In 1960, the Kolkata port handled 28 per cent of total traffic which has declined to merely eight per cent now. On the "very high opportunity cost for land", the official said subsidies are used to "keep alive a river-based port in an era of very large ships".
"I think it is a great example where exit is a problem in West Bengal and as much in India," he added.
Noting West Bengal had slipped for quite a while in terms of gross domestic product growth when compared to other states, Subramanian said the state's strong literary culture, enrolment rate in the schools and opportunities in the industrial sector, backed by the Union government's Act East policy, might help it regain momentum.

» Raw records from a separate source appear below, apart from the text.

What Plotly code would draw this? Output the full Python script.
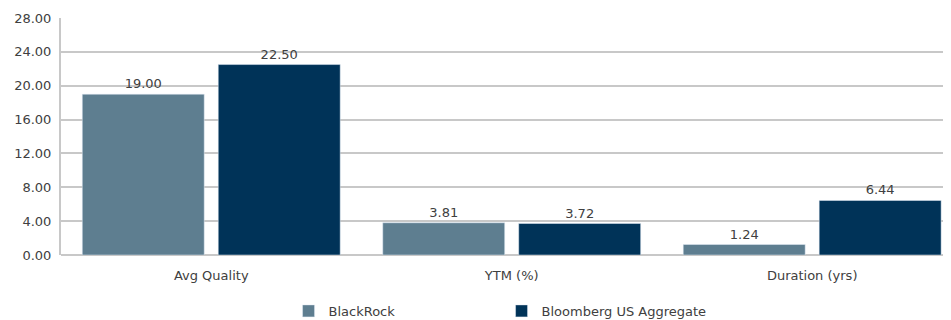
import plotly.graph_objects as go

# Portfolio characteristics
categories = ["Avg Quality", "YTM (%)", "Duration (yrs)"]
blackrock = [19.00, 3.81, 1.24]
bloomberg = [22.50, 3.72, 6.44]
y_ticks = [0, 4, 8, 12, 16, 20, 24, 28]

font_family = "'DejaVu Sans', sans-serif"
text_color = "#404040"

fig = go.Figure()
fig.add_trace(go.Bar(
    x=categories, y=blackrock, name="BlackRock",
    marker_color="#5e7e90",
    text=[f"{v:.2f}" for v in blackrock], textposition="outside",
    textfont=dict(size=13, color=text_color), cliponaxis=False,
))
fig.add_trace(go.Bar(
    x=categories, y=bloomberg, name="Bloomberg US Aggregate",
    marker_color="#003358",
    text=[f"{v:.2f}" for v in bloomberg], textposition="outside",
    textfont=dict(size=13, color=text_color), cliponaxis=False,
))

# page body adds an 8px offset, so margins are shifted to compensate
fig.update_layout(
    width=951, height=320,
    margin=dict(l=53, r=8, t=10, b=73, autoexpand=False),
    barmode="group", bargap=0.095, bargroupgap=0.103,
    plot_bgcolor="white", paper_bgcolor="white",
    font=dict(family=font_family, size=13, color=text_color),
    showlegend=True,
    legend=dict(
        orientation="h", x=0.495, xanchor="center", y=-0.236, yanchor="middle",
        entrywidth=168, font=dict(size=13, color=text_color),
    ),
)
# the plot area runs past the right edge, so the last category is slightly cut
fig.update_xaxes(
    range=[-0.5, 2.462],
    showline=False, showgrid=False, ticks="", tickfont=dict(size=13),
    automargin=False, ticklabelstandoff=11,
)
fig.update_yaxes(
    range=[0, 28], tickvals=y_ticks, tickformat=".2f",
    showgrid=True, gridcolor="#c8c8c8", gridwidth=2,
    showline=True, linecolor="#c8c8c8", linewidth=2,
    zeroline=True, zerolinecolor="#c8c8c8", zerolinewidth=2,
    ticks="", ticklabelstandoff=5, tickfont=dict(size=13),
    automargin=False,
)

fig.write_html("out.html")
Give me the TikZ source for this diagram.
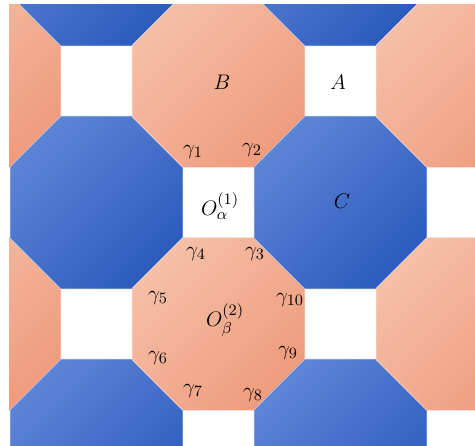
\documentclass[tikz,border=0pt]{standalone}
\usepackage{amsmath,amssymb}
\usepackage{xcolor}
\usepackage{tikz}
\usetikzlibrary{calc}

\definecolor{octblueA}{HTML}{5D85D6}
\definecolor{octblueB}{HTML}{2C5BBE}
\definecolor{octsalA}{HTML}{F5BFA7}
\definecolor{octsalB}{HTML}{EF9C7D}

\begin{document}
\begin{tikzpicture}[x=0.02cm, y=-0.02cm,
			blueoct/.style={top color=octblueA, bottom color=octblueB, shading angle=45,
				draw=white!60!octblueA, line width=0.25pt},
			salmonoct/.style={top color=octsalA, bottom color=octsalB, shading angle=45,
				draw=white!50!octsalA, line width=0.25pt},
			lbl/.style={font=\fontsize{13}{15}\selectfont, inner sep=1pt}
			]
			\useasboundingbox (0,0) rectangle (475,445);
			\clip (9,5) rectangle (475,445);
			
			% octagons on a checkerboard, squares left white
			\foreach \i in {-1,...,3}{
				\foreach \j in {-1,...,3}{
					\pgfmathtruncatemacro\oddsum{mod(\i+\j+10,2)}
					\pgfmathtruncatemacro\iodd{mod(\i+10,2)}
					\ifnum\oddsum=1
						\ifnum\iodd=0
							\tikzset{curoct/.style={blueoct}}
						\else
							\tikzset{curoct/.style={salmonoct}}
						\fi
						\draw[curoct, shift={(96.5+122*\i, 81+121.5*\j)}]
							(-35.75,-86.3) -- (35.75,-86.3) -- (86.3,-35.75) -- (86.3,35.75)
							-- (35.75,86.3) -- (-35.75,86.3) -- (-86.3,35.75) -- (-86.3,-35.75) -- cycle;
					\fi
				}
			}
			
			\node[lbl] (labB) at (222,82) {$B$};
			\node[lbl] (labA) at (338,82) {$A$};
			\node[lbl] (labC) at (342,201) {$C$};
			\node[lbl] (oalpha) at (220,206) {$O_{\alpha}^{(1)}$};
			\node[lbl] (obeta) at (225,320) {$O_{\beta}^{(2)}$};
			
			\node[lbl] (g1) at (193,152) {$\gamma_1$};
			\node[lbl] (g2) at (252,150) {$\gamma_2$};
			\node[lbl] (g3) at (255,254) {$\gamma_3$};
			\node[lbl] (g4) at (196,254) {$\gamma_4$};
			\node[lbl] (g5) at (158,298) {$\gamma_5$};
			\node[lbl] (g6) at (158,358) {$\gamma_6$};
			\node[lbl] (g7) at (193,391) {$\gamma_7$};
			\node[lbl] (g8) at (253,395) {$\gamma_8$};
			\node[lbl] (g9) at (288,353) {$\gamma_9$};
			\node[lbl] (g10) at (290,300) {$\gamma_{10}$};
		\end{tikzpicture}
\end{document}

"West Bengal, backed by its strong literary traditions, can use the $900-billion global printing and publishing industry to its advantage. Opportunities are also there in garments, electronic assembling and the foundry & forging sectors," he said.
He also pointed to Bengaluru, Chennai, Mumbai and Delhi facing high real estate costs and human congestion as a reason why new avenues could get opened for Bengal.
As for the proposed national goods and services tax (GST), though the central government has agreed to bring petroleum products under it, the existing tax regime will continue for a "certain period" which will be decided by the proposed GST Council, he said.
Under the current tax structure on petroleum, the Centre levies 32 per cent tax and states another 20 per cent.
"Constitutionally, it'll be part of GST, but for a certain period the states will have the power to determine the rates on petroleum products," said Subramanian.
An earlier report from a panel he'd chaired on GST rates and structure had recommended exclusion of intermediates such as petroleum and power.
Noting alcohol and petroleum were the highest revenue earners for states, the report said the latter could retain the right to levy top-up excise on these goods.
However, the government later opted to include petroleum under the GST model, but excluded alcohol.
"There are many core benefits of GST and growth is one of them. It'll help Make in India, it'll improve compliance, it'll give a tax base for the future," said the CEA. Adding: "No one reform is going to determine long-term growth."